As followers of Jesus, what are we free from and what are we free to? We’re free, first of all, from fear. We’re free from the story our culture tells that we should strive toward power and meaning. We’re free from a story that tells us that in the beginning and the end we are individuals, that we depend on nothing but ourselves, that we write our own stories, and that we ought to make sure we have enough power over others and our lives to determine the final meaning not only of our stories but the stories of those who surround us.

All of this is revealed by Christ to be an illusion. Jesus, in faith, submits himself to relationship. He passionately opens himself to the divine, to his neighbor, to the world, even to his enemy, and shows us how really to be human. And Paul argues in the passage for today that we are free to do the same: “serve each other through love.”

Idolatry

For Paul, to live for the flesh, rather than for the Spirit, is to seek to establish one’s own life and worth externally, rather than recognizing one’s inherent worth as a created being in relationship with the divine. So he throws out a list of all of the external ways people try to use to justify their existence. This doesn’t mean that things outside yourself aren’t important. They may be very important. But, whatever it may be, it should serve something greater and not be raised to be the greatest.

These means by which we try to find meaning for our lives may not always come to the point of idolatry.
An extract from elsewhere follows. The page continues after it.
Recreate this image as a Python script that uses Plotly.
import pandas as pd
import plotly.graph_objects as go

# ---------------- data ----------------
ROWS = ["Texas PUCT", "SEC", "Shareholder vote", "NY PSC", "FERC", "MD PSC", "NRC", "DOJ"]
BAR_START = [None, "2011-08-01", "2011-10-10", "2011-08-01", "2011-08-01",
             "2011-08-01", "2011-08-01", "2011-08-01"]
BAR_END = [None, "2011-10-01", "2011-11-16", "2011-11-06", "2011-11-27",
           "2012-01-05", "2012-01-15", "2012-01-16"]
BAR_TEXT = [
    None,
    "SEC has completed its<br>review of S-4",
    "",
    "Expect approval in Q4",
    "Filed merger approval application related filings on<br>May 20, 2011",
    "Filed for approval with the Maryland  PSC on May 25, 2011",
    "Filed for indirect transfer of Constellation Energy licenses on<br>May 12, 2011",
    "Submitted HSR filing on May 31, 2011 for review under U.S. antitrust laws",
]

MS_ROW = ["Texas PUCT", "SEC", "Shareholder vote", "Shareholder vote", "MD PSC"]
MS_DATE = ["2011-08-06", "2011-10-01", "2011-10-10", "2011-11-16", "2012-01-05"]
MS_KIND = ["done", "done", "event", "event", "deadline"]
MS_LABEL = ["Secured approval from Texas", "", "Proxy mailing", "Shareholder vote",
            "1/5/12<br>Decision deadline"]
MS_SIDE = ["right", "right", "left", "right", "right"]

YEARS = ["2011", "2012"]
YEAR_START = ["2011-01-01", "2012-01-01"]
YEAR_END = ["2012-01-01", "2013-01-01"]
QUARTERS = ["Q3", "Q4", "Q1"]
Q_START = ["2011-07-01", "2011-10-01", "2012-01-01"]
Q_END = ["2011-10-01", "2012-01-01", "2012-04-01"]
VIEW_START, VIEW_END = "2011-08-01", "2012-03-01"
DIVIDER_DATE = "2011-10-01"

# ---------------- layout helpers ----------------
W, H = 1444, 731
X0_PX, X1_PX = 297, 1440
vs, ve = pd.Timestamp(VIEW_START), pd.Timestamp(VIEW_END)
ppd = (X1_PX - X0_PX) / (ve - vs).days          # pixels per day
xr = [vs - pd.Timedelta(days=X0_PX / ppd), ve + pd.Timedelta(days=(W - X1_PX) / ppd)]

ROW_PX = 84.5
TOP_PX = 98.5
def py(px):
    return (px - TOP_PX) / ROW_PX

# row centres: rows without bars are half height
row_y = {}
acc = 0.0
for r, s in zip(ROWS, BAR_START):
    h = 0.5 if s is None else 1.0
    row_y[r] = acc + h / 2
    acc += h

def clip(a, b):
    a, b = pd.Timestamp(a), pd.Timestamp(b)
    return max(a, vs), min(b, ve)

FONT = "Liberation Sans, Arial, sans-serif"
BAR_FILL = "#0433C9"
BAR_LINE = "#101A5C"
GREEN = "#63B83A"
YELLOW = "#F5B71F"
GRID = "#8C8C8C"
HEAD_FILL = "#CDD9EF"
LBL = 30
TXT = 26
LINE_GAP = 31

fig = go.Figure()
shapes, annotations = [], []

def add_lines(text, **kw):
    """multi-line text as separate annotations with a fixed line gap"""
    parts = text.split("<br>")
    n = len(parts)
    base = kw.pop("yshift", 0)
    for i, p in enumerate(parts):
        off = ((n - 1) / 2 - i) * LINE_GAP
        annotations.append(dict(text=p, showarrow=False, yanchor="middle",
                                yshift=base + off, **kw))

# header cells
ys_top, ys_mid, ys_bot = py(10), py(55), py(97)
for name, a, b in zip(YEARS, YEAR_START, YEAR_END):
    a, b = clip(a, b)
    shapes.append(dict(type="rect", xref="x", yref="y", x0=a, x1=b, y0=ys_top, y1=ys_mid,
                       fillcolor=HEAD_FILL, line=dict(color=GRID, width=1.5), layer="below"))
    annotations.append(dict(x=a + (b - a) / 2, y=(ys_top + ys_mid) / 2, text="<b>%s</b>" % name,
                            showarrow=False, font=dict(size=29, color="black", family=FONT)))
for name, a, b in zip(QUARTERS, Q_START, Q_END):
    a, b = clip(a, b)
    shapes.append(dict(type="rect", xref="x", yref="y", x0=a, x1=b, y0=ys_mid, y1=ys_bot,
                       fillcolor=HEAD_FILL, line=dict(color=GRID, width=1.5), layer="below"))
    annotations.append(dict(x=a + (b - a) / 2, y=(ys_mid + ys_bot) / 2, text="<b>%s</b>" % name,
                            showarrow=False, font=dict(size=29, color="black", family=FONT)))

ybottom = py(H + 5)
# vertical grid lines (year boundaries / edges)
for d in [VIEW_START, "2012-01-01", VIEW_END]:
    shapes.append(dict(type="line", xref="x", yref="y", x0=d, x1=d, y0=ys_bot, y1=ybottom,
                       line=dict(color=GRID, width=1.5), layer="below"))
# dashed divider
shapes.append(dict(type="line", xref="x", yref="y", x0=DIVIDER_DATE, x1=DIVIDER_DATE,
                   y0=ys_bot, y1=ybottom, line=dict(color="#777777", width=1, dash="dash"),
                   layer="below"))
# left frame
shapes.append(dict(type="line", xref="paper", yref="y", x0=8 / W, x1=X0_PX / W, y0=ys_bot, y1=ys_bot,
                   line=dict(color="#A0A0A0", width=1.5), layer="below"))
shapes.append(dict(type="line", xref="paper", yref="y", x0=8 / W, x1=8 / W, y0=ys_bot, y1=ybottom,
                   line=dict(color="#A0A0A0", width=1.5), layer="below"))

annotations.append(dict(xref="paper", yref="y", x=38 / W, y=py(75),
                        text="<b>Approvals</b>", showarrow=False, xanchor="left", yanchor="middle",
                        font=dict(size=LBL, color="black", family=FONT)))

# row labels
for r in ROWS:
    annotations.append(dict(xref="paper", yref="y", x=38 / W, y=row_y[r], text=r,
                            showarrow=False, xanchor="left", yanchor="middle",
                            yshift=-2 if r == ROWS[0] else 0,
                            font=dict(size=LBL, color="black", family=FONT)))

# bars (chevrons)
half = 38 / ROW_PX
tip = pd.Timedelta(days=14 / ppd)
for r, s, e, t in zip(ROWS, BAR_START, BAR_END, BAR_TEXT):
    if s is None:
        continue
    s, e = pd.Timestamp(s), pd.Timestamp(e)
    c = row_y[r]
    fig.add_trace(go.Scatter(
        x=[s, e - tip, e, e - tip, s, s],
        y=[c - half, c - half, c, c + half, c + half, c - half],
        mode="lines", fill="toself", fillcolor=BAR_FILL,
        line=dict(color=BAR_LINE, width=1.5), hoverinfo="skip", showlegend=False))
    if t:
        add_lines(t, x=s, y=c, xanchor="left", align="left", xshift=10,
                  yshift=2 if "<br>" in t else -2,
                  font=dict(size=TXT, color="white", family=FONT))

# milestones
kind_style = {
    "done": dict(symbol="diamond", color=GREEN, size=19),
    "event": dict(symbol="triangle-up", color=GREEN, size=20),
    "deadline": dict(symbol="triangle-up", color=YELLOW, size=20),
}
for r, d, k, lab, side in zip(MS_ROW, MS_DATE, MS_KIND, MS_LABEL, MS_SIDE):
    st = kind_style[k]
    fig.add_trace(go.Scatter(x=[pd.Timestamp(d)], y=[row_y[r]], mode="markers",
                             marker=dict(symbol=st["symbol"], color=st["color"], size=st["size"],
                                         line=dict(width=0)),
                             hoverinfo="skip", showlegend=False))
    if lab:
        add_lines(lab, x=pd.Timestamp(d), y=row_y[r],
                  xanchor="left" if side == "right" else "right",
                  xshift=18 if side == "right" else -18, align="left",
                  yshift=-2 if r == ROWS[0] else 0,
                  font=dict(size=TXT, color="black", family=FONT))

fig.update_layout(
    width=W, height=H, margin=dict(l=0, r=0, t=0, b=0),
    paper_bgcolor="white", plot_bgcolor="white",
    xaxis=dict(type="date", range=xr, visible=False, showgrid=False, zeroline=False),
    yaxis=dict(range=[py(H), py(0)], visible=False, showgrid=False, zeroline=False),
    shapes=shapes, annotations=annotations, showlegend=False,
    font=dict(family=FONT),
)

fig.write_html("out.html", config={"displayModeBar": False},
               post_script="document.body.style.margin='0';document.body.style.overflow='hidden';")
But often they do. I’m referring to anything that dominates people and compromises their freedom, their ability to live with faith in true relationship with themselves, their neighbor, and the divine.

Both faith and idolatry begin with the recognition that to be human is to be a contingent being – that is, a creature that depends on something other than itself, alone, for its survival. But faith differs from idolatry in that it lives every moment as if this were true. Faith submits itself to God and other human beings, even to creation. And thus, “to faith” is to live freely within the contingent reality of existence. Idolatry, however, refuses to accept the truth of our need to depend on God, neighbors, and creation. And so – though it may feel and look like freedom – idolatry finds itself grasping at anything and everything that passes by – it grasps at the flesh, and thereby it loses its freedom to all of the external things of life.

Violence

Fear drives what I reckon to be the greatest idolatry active today: violence. The resort to violence places trust not in God, but rather puts its hope in our effort alone. Violence denies that, like Christ, we ought to submit ourselves to God, to each other, even to our enemies. It denies the power of resurrection as well, that God’s victory does not look like what we expect. To those who have faith in violence, the idea that Jesus’ crucifixion is a way to participate in freedom and to really live is foolishness pure and simple.
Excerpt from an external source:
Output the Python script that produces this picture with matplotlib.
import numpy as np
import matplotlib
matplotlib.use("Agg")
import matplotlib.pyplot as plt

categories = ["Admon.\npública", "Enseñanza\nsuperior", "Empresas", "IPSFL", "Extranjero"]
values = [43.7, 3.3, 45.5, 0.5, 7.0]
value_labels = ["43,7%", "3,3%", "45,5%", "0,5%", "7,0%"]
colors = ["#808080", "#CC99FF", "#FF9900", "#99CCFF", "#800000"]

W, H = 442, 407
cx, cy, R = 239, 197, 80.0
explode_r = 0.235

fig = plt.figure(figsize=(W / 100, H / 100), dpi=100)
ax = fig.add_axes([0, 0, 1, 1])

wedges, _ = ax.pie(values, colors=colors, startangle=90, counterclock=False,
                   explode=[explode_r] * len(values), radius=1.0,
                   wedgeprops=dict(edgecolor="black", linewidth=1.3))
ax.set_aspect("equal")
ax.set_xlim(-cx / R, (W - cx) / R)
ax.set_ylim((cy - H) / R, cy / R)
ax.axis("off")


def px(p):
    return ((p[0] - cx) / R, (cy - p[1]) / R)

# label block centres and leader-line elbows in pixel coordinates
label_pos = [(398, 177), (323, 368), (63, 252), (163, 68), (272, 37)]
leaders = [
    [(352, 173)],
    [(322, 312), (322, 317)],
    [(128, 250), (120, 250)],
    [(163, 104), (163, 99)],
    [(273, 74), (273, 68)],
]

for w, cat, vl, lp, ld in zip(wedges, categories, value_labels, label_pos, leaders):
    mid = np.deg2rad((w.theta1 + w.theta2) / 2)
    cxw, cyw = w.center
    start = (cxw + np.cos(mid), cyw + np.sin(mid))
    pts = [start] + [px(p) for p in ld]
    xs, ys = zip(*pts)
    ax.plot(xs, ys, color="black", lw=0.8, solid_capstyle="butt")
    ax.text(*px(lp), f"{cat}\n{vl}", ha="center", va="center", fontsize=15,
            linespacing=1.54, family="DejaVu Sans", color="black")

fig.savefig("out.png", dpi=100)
We, perhaps foolishly, are called to practice Christ’s faith, by ceasing to constantly try to take ownership of “the flesh,” the stuff of life. Instead we stand in the Spirit with empty hands, and submit ourselves to each other, to creation, and to God. Because of what Christ taught, how he lived, how he died, and that he rose again, we are free from fear and we are free to live foolishly.

Foolishness

And what happens when you live foolishly, unburdened by idolatry, free in the spirit of Christ? Paul says that you will live with love, joy, peace, patience, kindness, generosity, faithfulness, gentleness, and self-control. You might come to a little church in the center of the city to see friends, hear jazz, sing songs, eat donuts, and talk. You might serve breakfast way too early in the morning to a bunch of homeless folks, or make lunches and serve them at the park. You might end up raising funds for windows, weeding a garden, or helping design a bridal room. You might contribute bras to be strewn across the altar and donated to women in Africa. Or you might donate spa treatments, of all things, for boys and girls locked in cycles of gang violence.

Whatever you do, if you live and die with Christ, these things, and not fear, will be how you live. You may not be lead to live just as the world expects. It sounds ridiculous. And maybe it is.

May you be so blessed to be seen by the world as a fool.